Stylistically, the film is all Lee — slickly shot and quickly cut, with its clean CinemaScope frames projecting an inner emptiness that appropriately evokes another indie auteur’s seminal Kickstarted feature, Paul Schrader’s The Canyons. Like Red Hook Summer, Sweet Blood has a tendency to meander and can sometimes feel like it’s alternately trying too hard or not hard enough. The constant music cues on the soundtrack feel so crammed in I thought the bands must have paid money to have them included (if they did, they didn’t do it through Kickstarter) but their brief absence does create one of the film’s strongest and strangest scenes — a silent slow dance between Ganja (Zaraah Abrahams, who steals the show) and one of Hess’ ex-girlfriends. As the camera swirls around the two women, Lee achieves an off-kilter mix of surrealism and eroticism with the barest means available — in short, what independent filmmaking is all about. Lee smartly doesn’t skimp on the cheap thrills, and there are enough fun set-pieces to make you care a little less about some of the film’s questionable decisions. It’s a testament to Lee’s directorial eye that in a genre as worn out as the vampire movie, he can get a genuinely visceral reaction from a close-up of a woman licking lipstick off her teeth. The film’s strangest scene may be its last, which evokes the work of French horror-sleaze auteur Jean Rollin so specifically that I wouldn’t be surprised to learn that Lee is a big Rollin fan.

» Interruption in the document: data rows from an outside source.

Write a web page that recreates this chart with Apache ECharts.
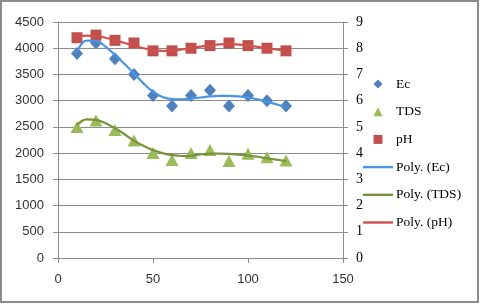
<!DOCTYPE html>
<html><head><meta charset="utf-8">
<script src="https://cdn.jsdelivr.net/npm/echarts@6/dist/echarts.min.js"></script>
<style>html,body{margin:0;padding:0;background:#fff}#c{width:480px;height:306px}</style>
</head><body><div id="c"></div>
<script>
const xVals = [10,20,30,40,50,60,70,80,90,100,110,120];
const ecVals = [3900,4100,3800,3500,3100,2900,3100,3200,2900,3100,3000,2900];
const tdsVals = [2500,2620,2440,2240,2000,1870,2000,2060,1850,1990,1920,1860];
const phVals = [8.4,8.5,8.3,8.2,7.9,7.9,8.0,8.1,8.2,8.1,8.0,7.9];
const trendX = [10,15,20,25,30,35,40,45,50,55,60,65,70,75,80,85,90,95,100,105,110,115,120];
const ecTrend = [3930,4145,4140,4030,3870,3700,3520,3330,3170,3070,3030,3025,3040,3060,3080,3090,3090,3080,3060,3025,2980,2930,2880];
const tdsTrend = [2530,2645,2635,2570,2476,2360,2234,2140,2057,2000,1962,1945,1950,1975,1990,1992,1985,1970,1955,1930,1900,1875,1848];
const phTrend = [8.43,8.48,8.46,8.40,8.31,8.20,8.10,8.00,7.93,7.90,7.91,7.95,8.00,8.06,8.11,8.15,8.16,8.14,8.10,8.05,8.00,7.95,7.90];
const leftTicks = [0,4500,500];
const rightTicks = [0,9,1];
const xTicks = [0,150,50];

const pair = (xs, ys) => xs.map((x,i)=>[x, ys[i]]);
const gridGray = '#8c8c8c';
const lineIcon = 'path://M0,0H30V2.4H0Z';
const diamondIcon = 'path://M5,0L10,5L5,10L0,5Z';
const triIcon = 'path://M5,0L10,10L0,10Z';
const rectIcon = 'path://M0,0H10V10H0Z';
const chart = echarts.init(document.getElementById('c'));
chart.setOption({
  animation:false,
  backgroundColor:'#fff',
  graphic:[{type:'rect',shape:{x:1,y:1,width:477,height:301},style:{fill:'none',stroke:'#8c8c8c',lineWidth:2},z:-1}],
  grid:{left:58,right:137,top:22,bottom:48},
  legend:{
    orient:'vertical', left:358, top:71, itemWidth:30, itemHeight:9, itemGap:11.7,
    symbolKeepAspect:true,
    textStyle:{fontFamily:'Liberation Serif',fontSize:13.5,color:'#000',lineHeight:16,padding:[0,0,0,-2]},
    data:[
      {name:'Ec',icon:diamondIcon},{name:'TDS',icon:triIcon},{name:'pH',icon:rectIcon},
      {name:'Poly. (Ec)',icon:lineIcon},{name:'Poly. (TDS)',icon:lineIcon},{name:'Poly. (pH)',icon:lineIcon}
    ]
  },
  xAxis:{type:'value',min:xTicks[0],max:xTicks[1],interval:xTicks[2],
    axisLine:{show:true,lineStyle:{color:gridGray}},
    axisTick:{show:true,length:5,lineStyle:{color:gridGray}},
    splitLine:{show:false},
    axisLabel:{fontFamily:'Liberation Sans',fontSize:13,color:'#333',margin:15}},
  yAxis:[
    {type:'value',min:leftTicks[0],max:leftTicks[1],interval:leftTicks[2],position:'left',
      axisLine:{show:true,lineStyle:{color:gridGray}},
      axisTick:{show:true,length:5,lineStyle:{color:gridGray}},
      splitLine:{show:true,lineStyle:{color:gridGray,width:1}},
      axisLabel:{fontFamily:'Liberation Sans',fontSize:13,color:'#333',margin:14,formatter:v=>String(v)}},
    {type:'value',min:rightTicks[0],max:rightTicks[1],interval:rightTicks[2],position:'right',
      axisLine:{show:true,lineStyle:{color:gridGray}},
      axisTick:{show:true,length:5,lineStyle:{color:gridGray}},
      splitLine:{show:false},
      axisLabel:{fontFamily:'Liberation Serif',fontSize:14,color:'#000',margin:13}}
  ],
  series:[
    {name:'Ec',type:'scatter',yAxisIndex:0,data:pair(xVals,ecVals),symbol:'diamond',symbolSize:[12,13],
      itemStyle:{color:'#4F81BD',opacity:1},z:2},
    {name:'TDS',type:'scatter',yAxisIndex:0,data:pair(xVals,tdsVals),symbol:'triangle',symbolSize:[13,12],
      itemStyle:{color:'#9BBB59',opacity:1},z:2},
    {name:'pH',type:'scatter',yAxisIndex:1,data:pair(xVals,phVals),symbol:'rect',symbolSize:11,
      itemStyle:{color:'#C0504D',opacity:1},z:2},
    {name:'Poly. (Ec)',type:'line',yAxisIndex:0,data:pair(trendX,ecTrend),smooth:0.4,showSymbol:false,
      lineStyle:{color:'#4A94E0',width:2.2},itemStyle:{color:'#4A94E0'},z:3},
    {name:'Poly. (TDS)',type:'line',yAxisIndex:0,data:pair(trendX,tdsTrend),smooth:0.4,showSymbol:false,
      lineStyle:{color:'#77933C',width:2.2},itemStyle:{color:'#77933C'},z:3},
    {name:'Poly. (pH)',type:'line',yAxisIndex:1,data:pair(trendX,phTrend),smooth:0.4,showSymbol:false,
      lineStyle:{color:'#D0504B',width:2.2},itemStyle:{color:'#D0504B'},z:3}
  ]
});
</script></body></html>
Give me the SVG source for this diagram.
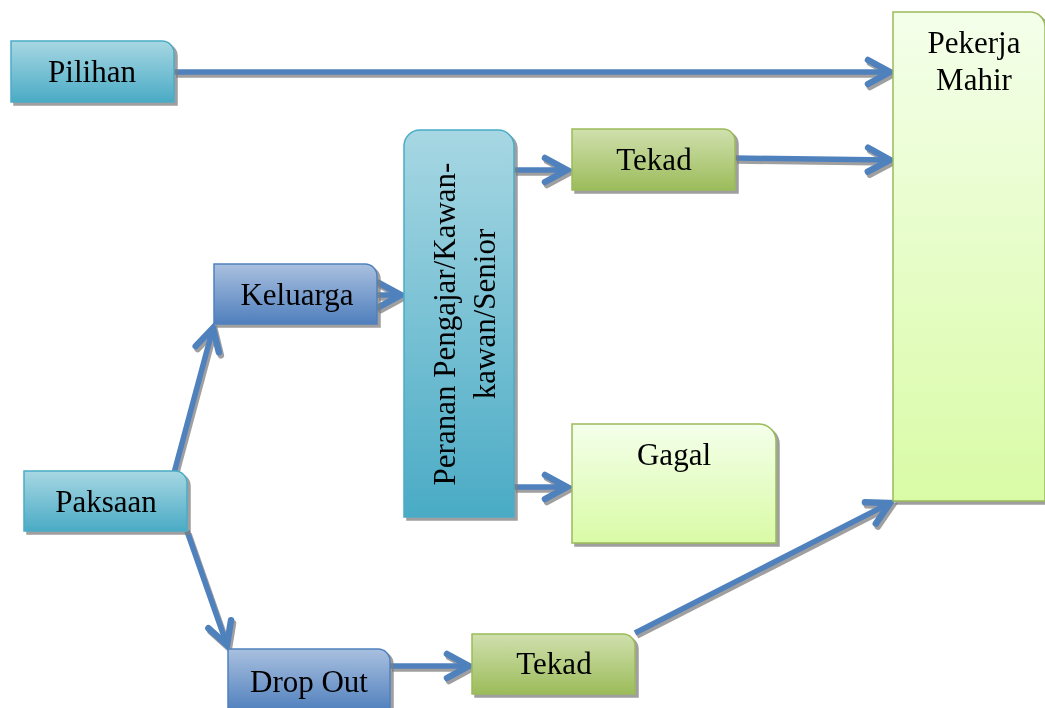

Da Sweet Blood of Jesus is available to rent on Vimeo ahead of and during its theatrical release. As independent filmmaking grows increasingly marginalized, crowdfunded budgets and digital distribution will become the norm for filmmakers of all statures who want to make personal, challenging work. While Spike Lee might have come to the Kickstarter party a little late compared to the thousands of micro-budget projects the platform has birthed, he’s still ahead of the game compared to most of his peers. Regardless of your interest level in Lee’s work, if you’re concerned about the real future of independent filmmaking then the production, distribution and success of his newest film deserves your attention. (And if anyone can confirm or deny that Spike Lee has seen any Jean Rollin movies, please let me know immediately.)